▶ **Task input**
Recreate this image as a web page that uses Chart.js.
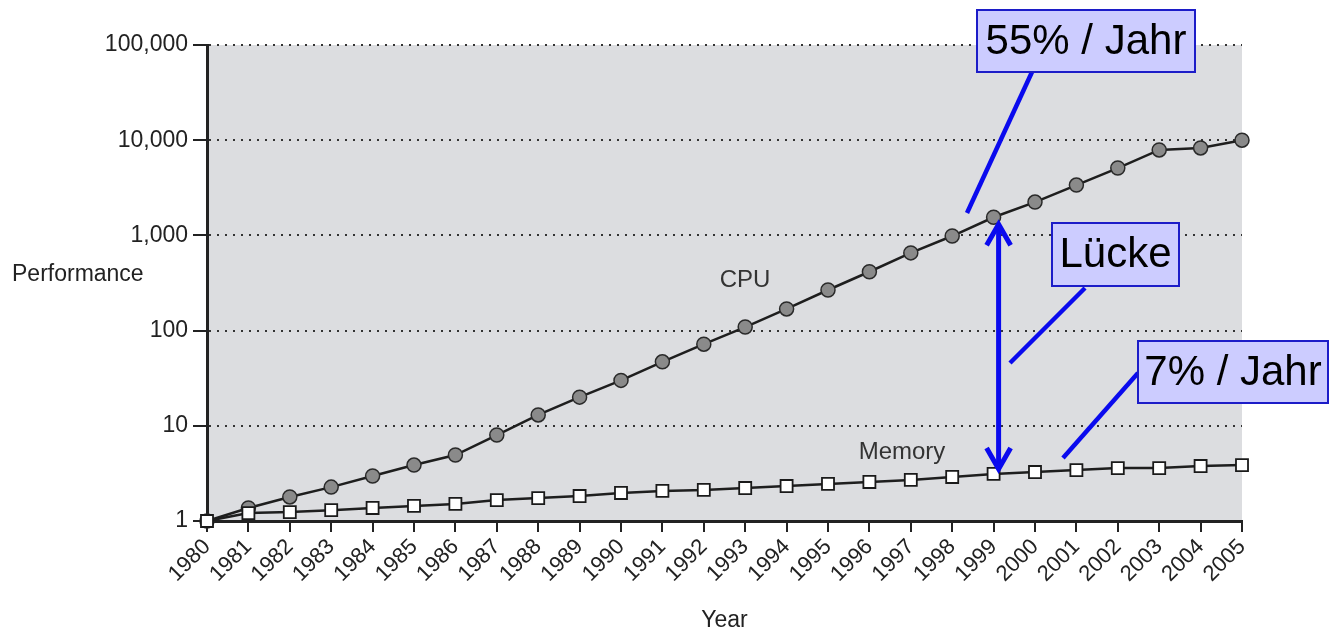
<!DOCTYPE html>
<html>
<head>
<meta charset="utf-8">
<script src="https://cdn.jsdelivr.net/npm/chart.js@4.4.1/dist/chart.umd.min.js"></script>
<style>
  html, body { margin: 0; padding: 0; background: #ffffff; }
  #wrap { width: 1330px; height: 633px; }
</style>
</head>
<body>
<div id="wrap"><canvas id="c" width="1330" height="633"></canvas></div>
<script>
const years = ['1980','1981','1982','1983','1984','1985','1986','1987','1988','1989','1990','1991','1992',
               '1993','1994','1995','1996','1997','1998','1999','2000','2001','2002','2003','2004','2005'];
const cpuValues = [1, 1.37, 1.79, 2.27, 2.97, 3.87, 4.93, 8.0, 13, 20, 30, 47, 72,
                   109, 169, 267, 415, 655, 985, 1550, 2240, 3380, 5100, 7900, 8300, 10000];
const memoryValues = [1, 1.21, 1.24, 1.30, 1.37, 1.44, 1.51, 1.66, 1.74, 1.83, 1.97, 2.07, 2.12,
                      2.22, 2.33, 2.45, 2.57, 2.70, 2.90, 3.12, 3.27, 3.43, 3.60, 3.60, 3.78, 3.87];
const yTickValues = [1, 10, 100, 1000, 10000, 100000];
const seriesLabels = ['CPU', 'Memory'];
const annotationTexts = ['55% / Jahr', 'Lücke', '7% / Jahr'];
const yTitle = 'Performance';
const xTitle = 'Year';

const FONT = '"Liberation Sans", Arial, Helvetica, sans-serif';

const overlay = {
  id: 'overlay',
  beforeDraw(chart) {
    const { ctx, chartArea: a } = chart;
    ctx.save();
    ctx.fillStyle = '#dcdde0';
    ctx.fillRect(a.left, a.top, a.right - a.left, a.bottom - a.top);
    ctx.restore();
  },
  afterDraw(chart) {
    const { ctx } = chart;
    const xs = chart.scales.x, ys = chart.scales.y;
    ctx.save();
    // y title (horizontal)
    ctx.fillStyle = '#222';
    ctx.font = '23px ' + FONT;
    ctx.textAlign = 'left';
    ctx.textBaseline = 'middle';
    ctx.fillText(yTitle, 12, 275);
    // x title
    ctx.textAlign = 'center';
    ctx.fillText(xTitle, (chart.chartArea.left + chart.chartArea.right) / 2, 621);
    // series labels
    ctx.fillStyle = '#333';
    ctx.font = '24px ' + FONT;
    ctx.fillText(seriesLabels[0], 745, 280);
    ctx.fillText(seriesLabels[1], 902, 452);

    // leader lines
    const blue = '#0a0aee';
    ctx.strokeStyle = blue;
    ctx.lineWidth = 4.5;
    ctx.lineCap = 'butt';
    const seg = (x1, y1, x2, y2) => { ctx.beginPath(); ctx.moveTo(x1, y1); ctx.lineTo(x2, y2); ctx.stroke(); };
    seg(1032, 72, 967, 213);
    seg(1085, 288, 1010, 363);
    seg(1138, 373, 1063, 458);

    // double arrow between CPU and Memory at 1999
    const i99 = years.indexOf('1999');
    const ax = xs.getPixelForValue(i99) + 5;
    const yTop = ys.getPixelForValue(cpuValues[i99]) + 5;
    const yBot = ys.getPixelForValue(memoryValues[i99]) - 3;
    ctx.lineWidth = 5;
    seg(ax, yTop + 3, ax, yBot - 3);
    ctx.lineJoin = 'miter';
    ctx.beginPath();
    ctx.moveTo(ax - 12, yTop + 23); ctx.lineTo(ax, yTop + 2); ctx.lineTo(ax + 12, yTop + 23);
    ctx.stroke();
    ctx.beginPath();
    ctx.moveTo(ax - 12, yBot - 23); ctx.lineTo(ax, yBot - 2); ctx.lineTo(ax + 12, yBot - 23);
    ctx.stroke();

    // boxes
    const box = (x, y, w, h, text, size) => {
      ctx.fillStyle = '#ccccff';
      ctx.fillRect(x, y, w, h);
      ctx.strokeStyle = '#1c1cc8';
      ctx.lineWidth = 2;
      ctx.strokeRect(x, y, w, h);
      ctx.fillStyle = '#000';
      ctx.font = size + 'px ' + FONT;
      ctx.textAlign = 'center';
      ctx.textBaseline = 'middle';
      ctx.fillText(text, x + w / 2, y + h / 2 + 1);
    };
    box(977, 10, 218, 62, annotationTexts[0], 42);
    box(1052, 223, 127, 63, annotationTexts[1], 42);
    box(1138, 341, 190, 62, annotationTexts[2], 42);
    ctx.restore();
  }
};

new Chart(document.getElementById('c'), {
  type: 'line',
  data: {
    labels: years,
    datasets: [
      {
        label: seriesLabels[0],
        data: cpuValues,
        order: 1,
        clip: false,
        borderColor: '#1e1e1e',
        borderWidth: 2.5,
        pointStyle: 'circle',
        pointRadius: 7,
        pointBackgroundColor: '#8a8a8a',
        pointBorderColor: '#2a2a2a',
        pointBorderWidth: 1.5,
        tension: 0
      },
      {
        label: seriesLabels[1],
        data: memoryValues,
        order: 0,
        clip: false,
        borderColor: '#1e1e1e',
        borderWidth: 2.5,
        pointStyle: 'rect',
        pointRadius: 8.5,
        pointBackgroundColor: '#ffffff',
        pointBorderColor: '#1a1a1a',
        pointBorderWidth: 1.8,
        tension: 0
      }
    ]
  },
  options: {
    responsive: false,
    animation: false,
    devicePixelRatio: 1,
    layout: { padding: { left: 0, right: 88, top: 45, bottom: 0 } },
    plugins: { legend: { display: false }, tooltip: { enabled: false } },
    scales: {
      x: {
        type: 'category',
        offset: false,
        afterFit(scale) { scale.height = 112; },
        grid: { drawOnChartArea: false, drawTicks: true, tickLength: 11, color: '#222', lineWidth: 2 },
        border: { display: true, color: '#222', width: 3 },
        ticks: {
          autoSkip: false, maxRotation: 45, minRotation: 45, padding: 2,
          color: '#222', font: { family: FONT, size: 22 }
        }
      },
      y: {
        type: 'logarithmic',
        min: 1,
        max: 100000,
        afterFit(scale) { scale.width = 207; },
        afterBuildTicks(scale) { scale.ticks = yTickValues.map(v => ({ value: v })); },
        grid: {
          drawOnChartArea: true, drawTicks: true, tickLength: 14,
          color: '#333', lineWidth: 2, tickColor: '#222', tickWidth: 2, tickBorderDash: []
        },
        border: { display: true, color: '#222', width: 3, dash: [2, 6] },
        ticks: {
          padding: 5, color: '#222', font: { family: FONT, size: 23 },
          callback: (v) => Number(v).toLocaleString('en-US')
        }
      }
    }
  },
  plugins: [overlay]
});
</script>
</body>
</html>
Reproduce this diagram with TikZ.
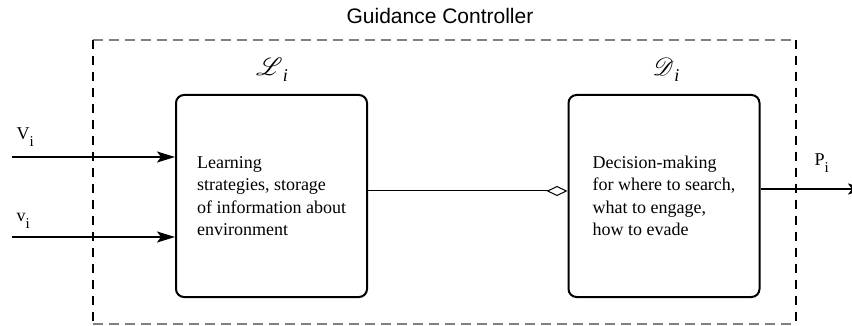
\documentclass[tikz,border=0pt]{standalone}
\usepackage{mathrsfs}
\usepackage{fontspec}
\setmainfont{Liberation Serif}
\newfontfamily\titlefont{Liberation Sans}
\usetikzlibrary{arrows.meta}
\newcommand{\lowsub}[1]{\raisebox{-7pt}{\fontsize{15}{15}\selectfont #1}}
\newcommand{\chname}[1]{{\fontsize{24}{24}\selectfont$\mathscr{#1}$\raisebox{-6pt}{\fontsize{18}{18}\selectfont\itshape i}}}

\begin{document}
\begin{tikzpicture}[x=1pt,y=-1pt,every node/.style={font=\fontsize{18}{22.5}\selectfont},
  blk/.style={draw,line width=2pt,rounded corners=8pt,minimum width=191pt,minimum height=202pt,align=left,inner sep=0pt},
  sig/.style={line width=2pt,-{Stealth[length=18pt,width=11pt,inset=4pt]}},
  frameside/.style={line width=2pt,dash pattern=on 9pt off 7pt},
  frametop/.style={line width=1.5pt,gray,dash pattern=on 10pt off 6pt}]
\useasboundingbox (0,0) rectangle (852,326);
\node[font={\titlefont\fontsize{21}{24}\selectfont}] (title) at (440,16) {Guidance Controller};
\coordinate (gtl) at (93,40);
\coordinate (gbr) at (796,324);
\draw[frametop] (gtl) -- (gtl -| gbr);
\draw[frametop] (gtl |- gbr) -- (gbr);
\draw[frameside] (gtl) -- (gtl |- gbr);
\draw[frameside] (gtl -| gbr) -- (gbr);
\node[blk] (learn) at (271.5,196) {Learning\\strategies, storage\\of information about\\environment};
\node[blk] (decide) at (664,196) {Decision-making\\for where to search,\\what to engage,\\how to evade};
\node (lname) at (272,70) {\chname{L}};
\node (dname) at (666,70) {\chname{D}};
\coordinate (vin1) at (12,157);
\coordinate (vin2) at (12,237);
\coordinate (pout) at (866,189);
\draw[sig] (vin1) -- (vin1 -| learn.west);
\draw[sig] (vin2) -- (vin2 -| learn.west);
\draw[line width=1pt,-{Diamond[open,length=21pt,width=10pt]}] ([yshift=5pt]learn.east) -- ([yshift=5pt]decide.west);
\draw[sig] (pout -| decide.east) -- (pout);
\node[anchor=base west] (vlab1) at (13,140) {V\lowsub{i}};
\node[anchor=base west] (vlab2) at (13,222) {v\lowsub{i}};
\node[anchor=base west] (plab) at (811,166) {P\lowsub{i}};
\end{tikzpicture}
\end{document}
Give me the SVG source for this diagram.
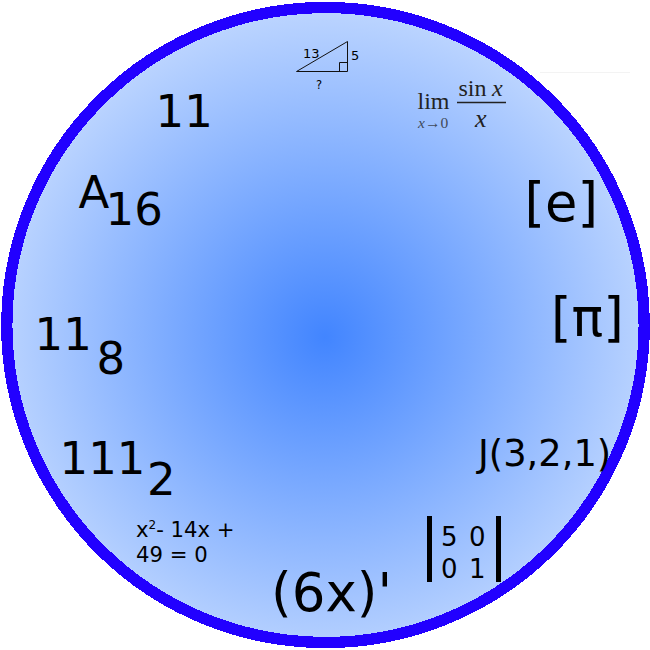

▶ **Work instructions**
Gather each line from the listing above that holds "diagram".

▶ **Result of this exercise**
Reproduce this diagram with TikZ.
Give me the SVG source for this diagram.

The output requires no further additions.